When Uralkali exited its joint venture with Belaruskali, competition between the two was expected to have pressured global sendout prices below $300.00. Currently, potash is sent from Uralkali to Brazil and Southeast Asian customers at $370/tonne FOB with China in at $325.
In a webcast earlier today, officials from Uralkali acknowledged the market's potential to press potash sendouts below $300.00/tonne, but in a statement from Moscow, Uralkali Head of Sales and Marketing Oleg Petrov said a price decline below $300 is unlikely, and if prices do fall that far, it would not be for long.
As a stand alone producer, Uralkali boasts the highest production capacity in the world along with the widest production margins. That positions the company as the industry price to beat. But what Petrov sees is an increase in demand at $300/ton and as buyers in Brazil, China and other Asian destinations look to capture the $300 pricetag, uncertainty regarding future potash plays will keep those buyers from getting too comfortable, and from gambling on a lower price ahead.
Europe has reported its potash coffers are nearly filled and Uralkali will have to live up to the expectation of suppressed pricing. But if Petrov has $300/tonne as his floor, importers will have to respect that level.
After 23% domestic use in Uralkali's home of Russia, 29% of first half 2013 potash production went to China, followed by 15% to Latin America, 12% to Europe and 11% to India. Exports to the United States accounted for just 5% of total first half production.
The bulk of the U.S. supply comes from our neighbors to the north, and Canadian producers have said they will not attempt to match Uralkali's bargain basement price. Having said that, the global price has been reset and despite PotashCorp's claim that Uralkali sendouts will not force Canadian prices to drop below levels profitable margins allow, the Canadian price will have to respond in some way.
China influenced the sendout price from Canada last year by holding out on summer tenders until Canpotex lowered the price from $475/tonne to $400. That hold out was buttressed by FSU suppliers -- then joint venture BPC -- which supplied China and India via rail.
Industry watchers have expected the bottom to fall out of the global potash market and the scare of it chased stock prices lower across the board for potash producers. But remember the overhang China left in place in Saskatchewan -- that inventory has since shrunk back to manageable levels. Meanwhile, Uralkali has put the pedal to the metal, now producing at the very top of its production capacity.

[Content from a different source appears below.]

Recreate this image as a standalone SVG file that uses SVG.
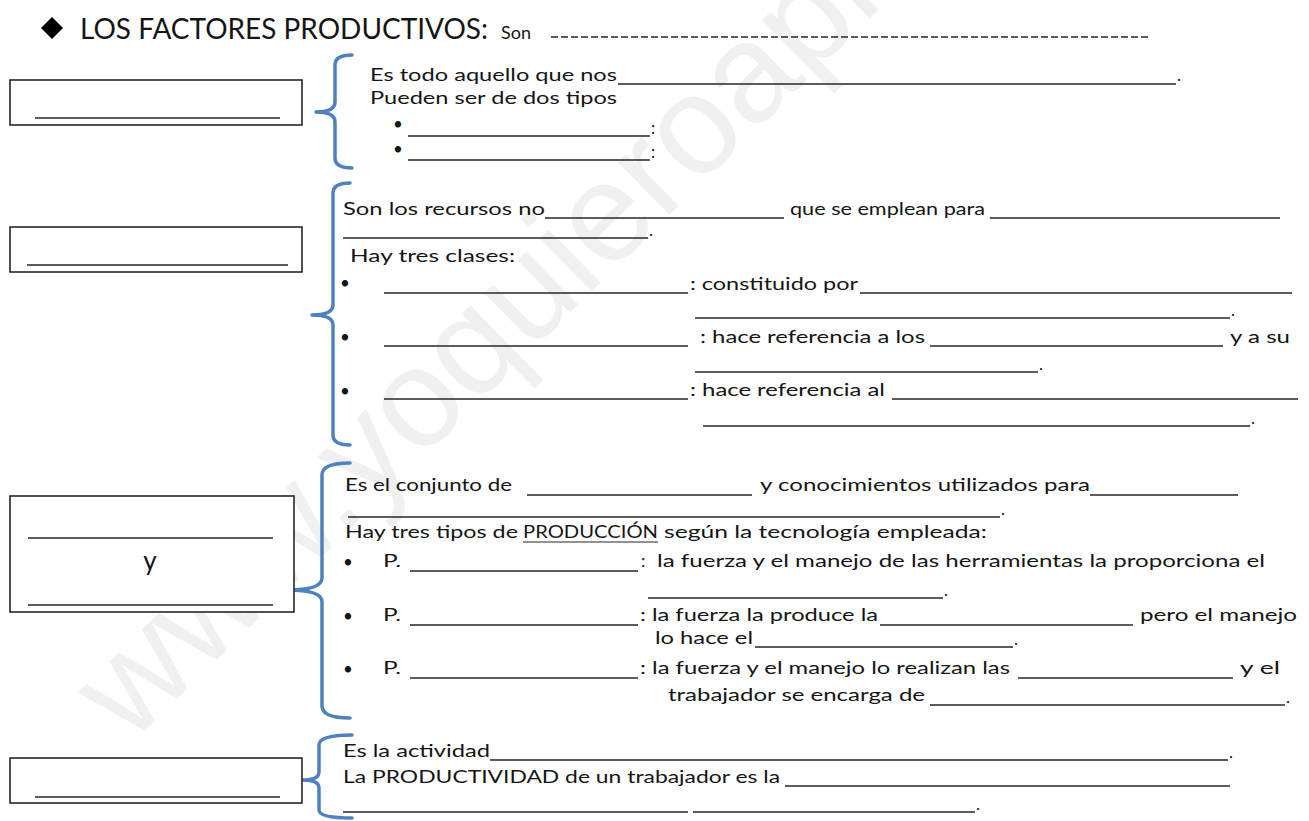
<svg xmlns="http://www.w3.org/2000/svg" width="1309" height="821" viewBox="0 0 1309 821">
<style>
.t{font-family:Lato,"Liberation Sans",sans-serif;font-size:17px;fill:#151515}
.ti{font-family:Lato,"Liberation Sans",sans-serif;font-size:29px;fill:#151515}
.b{font-family:Lato,"Liberation Sans",sans-serif;font-size:17px;fill:#151515;text-anchor:middle}
.u{stroke:#262626;stroke-width:1.6;fill:none}
.box{fill:#fff;stroke:#262626;stroke-width:1.6}
.br{fill:none;stroke:#4f81bd;stroke-width:3.5;stroke-linecap:round;stroke-linejoin:round}
.wm{font-family:"Liberation Sans",Arial,sans-serif;font-size:140px;fill:#f0f0f0}
</style>
<rect width="1309" height="821" fill="#fff"/>
<text class="wm" transform="translate(130,745) rotate(-44.5)">www.yoquieroaprobar.es</text>

<g id="title">
<path d="M52,17 L63,28 L52,39 L41,28 Z" fill="#000"/>
<text class="ti" x="80" y="39" textLength="408" lengthAdjust="spacingAndGlyphs">LOS FACTORES PRODUCTIVOS:</text>
<text class="t" x="501" y="39" textLength="30" lengthAdjust="spacingAndGlyphs">Son</text>
<line class="u" x1="551" y1="37" x2="1150" y2="37" stroke-dasharray="7 3" stroke-width="2"/>
</g>

<g id="connectors">
<path class="br" d="M352,55 Q335,55 335,65 L335,102 Q335,112 316,112 Q335,112 335,122 L335,158 Q335,168 352,168"/>
<path class="br" d="M350,183 Q333,183 333,193 L333,305 Q333,315 312,315 Q333,315 333,325 L333,435 Q333,445 350,445"/>
<path class="br" d="M350,463 Q322,463 322,475 L322,578 Q322,590 288,590 Q322,590 322,602 L322,706 Q322,718 350,718"/>
<path class="br" d="M352,735 Q319,735 319,745 L319,772 Q319,780 303,780 Q319,780 319,788 L319,810 Q319,818 352,818"/>
</g>

<g id="node1">
<rect class="box" x="10" y="80" width="292" height="45"/>
<line class="u" x1="35" y1="118" x2="280" y2="118"/>
<text class="t" x="370" y="81" textLength="247" lengthAdjust="spacingAndGlyphs">Es todo aquello que nos</text>
<line class="u" x1="618" y1="84" x2="1176" y2="84"/>
<text class="t" x="1177" y="81">.</text>
<text class="t" x="370" y="104" textLength="247" lengthAdjust="spacingAndGlyphs">Pueden ser de dos tipos</text>
<text class="b" x="398" y="130">•</text>
<line class="u" x1="408" y1="136" x2="650" y2="136"/>
<text class="t" x="651" y="134">:</text>
<text class="b" x="398" y="155">•</text>
<line class="u" x1="408" y1="160" x2="650" y2="160"/>
<text class="t" x="651" y="158">:</text>
</g>

<g id="node2">
<rect class="box" x="10" y="227" width="292" height="45"/>
<line class="u" x1="27" y1="265" x2="288" y2="265"/>
<text class="t" x="343" y="215" textLength="202" lengthAdjust="spacingAndGlyphs">Son los recursos no</text>
<line class="u" x1="545" y1="218" x2="784" y2="218"/>
<text class="t" x="790" y="215" textLength="195" lengthAdjust="spacingAndGlyphs">que se emplean para</text>
<line class="u" x1="990" y1="218" x2="1280" y2="218"/>
<line class="u" x1="343" y1="238" x2="648" y2="238"/>
<text class="t" x="649" y="236">.</text>
<text class="t" x="350" y="262" textLength="165" lengthAdjust="spacingAndGlyphs">Hay tres  clases:</text>
<text class="b" x="345" y="289">•</text>
<line class="u" x1="384" y1="293" x2="688" y2="293"/>
<text class="t" x="690" y="290" textLength="168" lengthAdjust="spacingAndGlyphs">: constituido por</text>
<line class="u" x1="860" y1="293" x2="1292" y2="293"/>
<line class="u" x1="695" y1="318" x2="1230" y2="318"/>
<text class="t" x="1231" y="316">.</text>
<text class="b" x="345" y="343">•</text>
<line class="u" x1="384" y1="346" x2="688" y2="346"/>
<text class="t" x="700" y="343" textLength="225" lengthAdjust="spacingAndGlyphs">: hace referencia a los</text>
<line class="u" x1="930" y1="346" x2="1223" y2="346"/>
<text class="t" x="1230" y="343" textLength="60" lengthAdjust="spacingAndGlyphs">y a su</text>
<line class="u" x1="695" y1="372" x2="1038" y2="372"/>
<text class="t" x="1039" y="370">.</text>
<text class="b" x="345" y="397">•</text>
<line class="u" x1="384" y1="399" x2="688" y2="399"/>
<text class="t" x="690" y="396" textLength="195" lengthAdjust="spacingAndGlyphs">: hace referencia al</text>
<line class="u" x1="892" y1="399" x2="1298" y2="399"/>
<line class="u" x1="703" y1="426" x2="1250" y2="426"/>
<text class="t" x="1251" y="424">.</text>
</g>

<g id="node3">
<rect class="box" x="10" y="496" width="284" height="116"/>
<line class="u" x1="28" y1="538" x2="273" y2="538"/>
<text x="150" y="570" style="font-family:Lato,'Liberation Sans',sans-serif;font-size:26px;fill:#151515;text-anchor:middle">y</text>
<line class="u" x1="28" y1="605" x2="273" y2="605"/>
<text class="t" x="345" y="491" textLength="167" lengthAdjust="spacingAndGlyphs">Es el conjunto de</text>
<line class="u" x1="527" y1="495" x2="752" y2="495"/>
<text class="t" x="760" y="491" textLength="330" lengthAdjust="spacingAndGlyphs">y conocimientos utilizados para</text>
<line class="u" x1="1090" y1="495" x2="1238" y2="495"/>
<line class="u" x1="348" y1="517" x2="1000" y2="517"/>
<text class="t" x="1001" y="515">.</text>
<text class="t" x="345" y="538" textLength="173" lengthAdjust="spacingAndGlyphs">Hay tres tipos de</text>
<text class="t" x="523" y="538" textLength="135" lengthAdjust="spacingAndGlyphs">PRODUCCIÓN</text>
<line x1="523" y1="542" x2="658" y2="542" stroke="#262626" stroke-width="1.2"/>
<text class="t" x="664" y="538" textLength="323" lengthAdjust="spacingAndGlyphs">según la tecnología empleada:</text>
<text class="b" x="348" y="568">•</text>
<text class="t" x="383" y="567" textLength="18" lengthAdjust="spacingAndGlyphs">P.</text>
<line class="u" x1="410" y1="571" x2="638" y2="571"/>
<text class="t" x="641" y="567">:</text>
<text class="t" x="657" y="567" textLength="608" lengthAdjust="spacingAndGlyphs">la fuerza y el manejo de las herramientas la proporciona el</text>
<line class="u" x1="648" y1="598" x2="943" y2="598"/>
<text class="t" x="944" y="596">.</text>
<text class="b" x="348" y="622">•</text>
<text class="t" x="383" y="621" textLength="18" lengthAdjust="spacingAndGlyphs">P.</text>
<line class="u" x1="410" y1="625" x2="638" y2="625"/>
<text class="t" x="640" y="621" textLength="238" lengthAdjust="spacingAndGlyphs">: la fuerza la produce la</text>
<line class="u" x1="880" y1="625" x2="1133" y2="625"/>
<text class="t" x="1140" y="621" textLength="157" lengthAdjust="spacingAndGlyphs">pero el manejo</text>
<text class="t" x="655" y="644" textLength="98" lengthAdjust="spacingAndGlyphs">lo hace el</text>
<line class="u" x1="755" y1="647" x2="1013" y2="647"/>
<text class="t" x="1014" y="645">.</text>
<text class="b" x="348" y="675">•</text>
<text class="t" x="383" y="674" textLength="18" lengthAdjust="spacingAndGlyphs">P.</text>
<line class="u" x1="410" y1="678" x2="638" y2="678"/>
<text class="t" x="640" y="674" textLength="370" lengthAdjust="spacingAndGlyphs">: la fuerza y el manejo lo realizan las</text>
<line class="u" x1="1018" y1="678" x2="1233" y2="678"/>
<text class="t" x="1240" y="674" textLength="40" lengthAdjust="spacingAndGlyphs">y el</text>
<text class="t" x="668" y="701" textLength="257" lengthAdjust="spacingAndGlyphs">trabajador se encarga de</text>
<line class="u" x1="930" y1="705" x2="1285" y2="705"/>
<text class="t" x="1286" y="703">.</text>
</g>

<g id="node4">
<rect class="box" x="10" y="758" width="292" height="45"/>
<line class="u" x1="35" y1="797" x2="280" y2="797"/>
<text class="t" x="343" y="757" textLength="147" lengthAdjust="spacingAndGlyphs">Es la actividad</text>
<line class="u" x1="490" y1="760" x2="1228" y2="760"/>
<text class="t" x="1229" y="758">.</text>
<text class="t" x="343" y="783" textLength="437" lengthAdjust="spacingAndGlyphs">La PRODUCTIVIDAD de un trabajador es la</text>
<line class="u" x1="785" y1="786" x2="1230" y2="786"/>
<line class="u" x1="343" y1="812" x2="688" y2="812"/>
<line class="u" x1="693" y1="812" x2="975" y2="812"/>
<text class="t" x="976" y="810">.</text>
</g>
</svg>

Perspective -- Fertilizer markets are ahead of schedule. Ammonia slowed its downward slide quicker than expected, Europe has almost filled its potash needs for the next round of applications and declines in the rupee have limited tenders from India. Potash may reach $300/tonne FOB, but when Uralkali's Petrov calls $300 as the floor, we respect that figure. Much like Saudi crude production, Uralkali has so much capacity above all other producers that curtailments and increases can be made as the market dictates. A move below $300/tonne would encourage Uralkali to taper production until supply meets profitable demand.
Current Midwest potash pricing has some downside room to give and we want to give the market some time to breathe before jumping in. I spoke about this with Chief Editor Chip Flory and he is anxious to make a play here, but I still believe this market wants to bleed. Wholesale potash in the Midwest is down 22.4% from the same time last year while retail prices have faded only 15.6% over the same period. Wholesale slides will outpace retail slides, but I'd like another 4% to come off the retail price before I'll call a floor.
If this makes you nervous -- book some potash where K sports a $400 handle. That would include Indiana -- at $472.20/st -- Wisconsin, South Dakota and Nebraska are all priced in the mid $490's. The current regional average reported to your Monitor is at $511.88 and I'm looking for that number reach $490/st. At that point, given present circumstances, we are all in.